Mike Bloomberg has a practically unlimited campaign budget as he runs for the Democrat nomination. That means his team gets to try out some not so common campaign tactics. While your campaign won’t have the resources of a billionaire, there are some takeaways for everyone from the Bloomberg campaign.
Bloomberg’s campaign blitzed the social web with a partnership involving some of Instagram’s most influential accounts. While your campaign can’t afford to buy that sort of attention, you can build relationships with localized influencers – including supporters who would never call themselves an “influencer.”
Remember that social media is first and foremost “social” and relationships are the fundamental unit of a society. You can’t assume that the right people always see what you want them to see, especially very online supporters. As Morton Blackwell says, “In politics, nothing moves unless pushed.”
It’s important to coordinate these outreach efforts because the effect is even more powerful when you create a blitz of your most important influencers sharing the same message at the same time. It even helps you with social media algorithms.
The Bloomberg campaign knows that memes are the coin of the realm on the internet. A meme is just a representation of an idea designed to be shared. Your campaign won’t be able to afford the country’s best meme makers to work for you, but that doesn’t mean co-opting internet culture is off the table.
Unless you’re especially fluent in meming, follow the lead of the digital natives supporting your campaign. The easiest way for a candidate to infuse memes into their social media is by sharing those that already exist. When you share memes to your campaign’s social media account, it encourages your online community to make more and similar types of memes.
You can’t win without competing in Iowa or New Hampshire…You can’t win by not being on the debate stage… You can’t win if you’re not a statewide elected official… Mike Bloomberg is challenging many of the norms that have guided presidential campaigns for decades. Some of those norms may be there for a reason and others may not, but Bloomberg can afford to test them out.
In your own campaign there are probably similar norms that go unchallenged, like a “must attend” event that really isn’t or that one party activist you have to make happy. Consider testing the limits on conventional wisdom in your campaign. These norms may have made sense when it was harder to reach your supporters but technology has made that easier than ever. There are a lot of gatekeepers guarding points of entry where the walls have already fallen down.
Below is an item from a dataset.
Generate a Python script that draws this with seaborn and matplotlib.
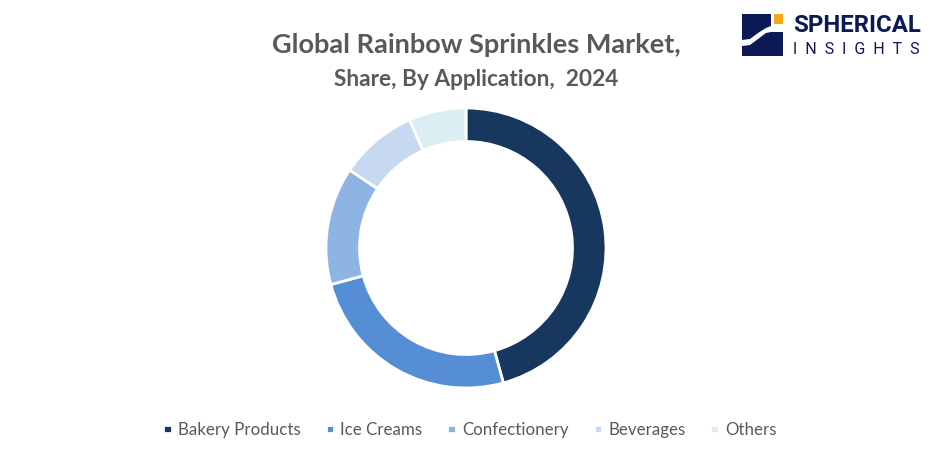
import seaborn as sns
import matplotlib.pyplot as plt
from matplotlib.patches import Rectangle, Polygon

categories = ["Bakery Products", "Ice Creams", "Confectionery", "Beverages", "Others"]
shares = [45.7, 25.1, 13.6, 9.0, 6.6]
colors = ["#17375E", "#558ED5", "#8EB4E3", "#C6D9F1", "#DBEEF4"]

sns.set_theme(style="white")
plt.rcParams['font.family'] = ['Lato', 'DejaVu Sans']

W, H = 932, 459
fig = plt.figure(figsize=(W / 100, H / 100), dpi=100)
ax = fig.add_axes([0, 0, 1, 1])

wedges, _ = ax.pie(shares, colors=sns.color_palette(colors), startangle=90, counterclock=False,
                   center=(466, H - 248), radius=140,
                   wedgeprops=dict(width=33.5, edgecolor="white", linewidth=2))
ax.set_xlim(0, W)
ax.set_ylim(0, H)
ax.set_aspect("equal")
ax.axis("off")

ax.text(476, H - 45, "Global Rainbow Sprinkles Market,", ha="center", va="center",
        fontsize=19.5, fontweight="bold", color="#595959")
ax.text(476, H - 79, "Share, By Application,  2024", ha="center", va="center",
        fontsize=16.3, fontweight="bold", color="#595959")

ax.legend(wedges, categories, ncol=5, loc="center", bbox_to_anchor=(470 / W, 1 - 430 / H),
          frameon=False, fontsize=12.2, labelcolor="#595959", handlelength=0.5, handleheight=0.42,
          handletextpad=0.38, columnspacing=1.46)

# logo
navy = "#0B1A55"
ax.add_patch(Rectangle((742, H - 56), 41, 42, color=navy, lw=0))
ax.add_patch(Rectangle((771, H - 32), 12, 18, color="white", lw=0))
ax.add_patch(Rectangle((774, H - 24), 9, 10, color="#F9A61A", lw=0))
ax.add_patch(Polygon([(742, H - 40), (750, H - 39), (758, H - 33), (766, H - 28), (771, H - 26),
                      (771, H - 32), (766, H - 33), (758, H - 39), (750, H - 45), (742, H - 46)],
                     color="white", lw=0))
ax.text(793, H - 26, "SPHERICAL", ha="left", va="center", fontsize=17.3, fontweight="bold",
        color=navy, family=['Roboto', 'DejaVu Sans'])
ax.text(793, H - 50, "I  N  S  I  G  H  T  S", ha="left", va="center", fontsize=11.5, color=navy,
        family=['Roboto', 'DejaVu Sans'])

fig.savefig("out.png", dpi=100)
Identify an Unfair Advantage and Exploit it
Mike Bloomberg is a billionaire. He will never be able to spend all of his money despite trying his best as a presidential candidate. He found his unfair advantage and is making the most of it. Your candidate will have unfair advantages too and you can’t afford not to exploit them.
Maybe your opponent is an elected official with duties in Washington or your state capital. Outwork them by being at all of the gatherings and places they can’t get to. Is your candidate fluent in tech? Make them stand out and make them look savvy. Is he younger? Make the other guy look old. Campaigns are all about contrasts and you want to make sure your supporters can articulate a reason why they prefer you over your opponent.
We may never see another campaign like Mike Bloomberg’s but the limitless resources he has brought to bear show some lessons for campaigners without an inexhaustible supply of money.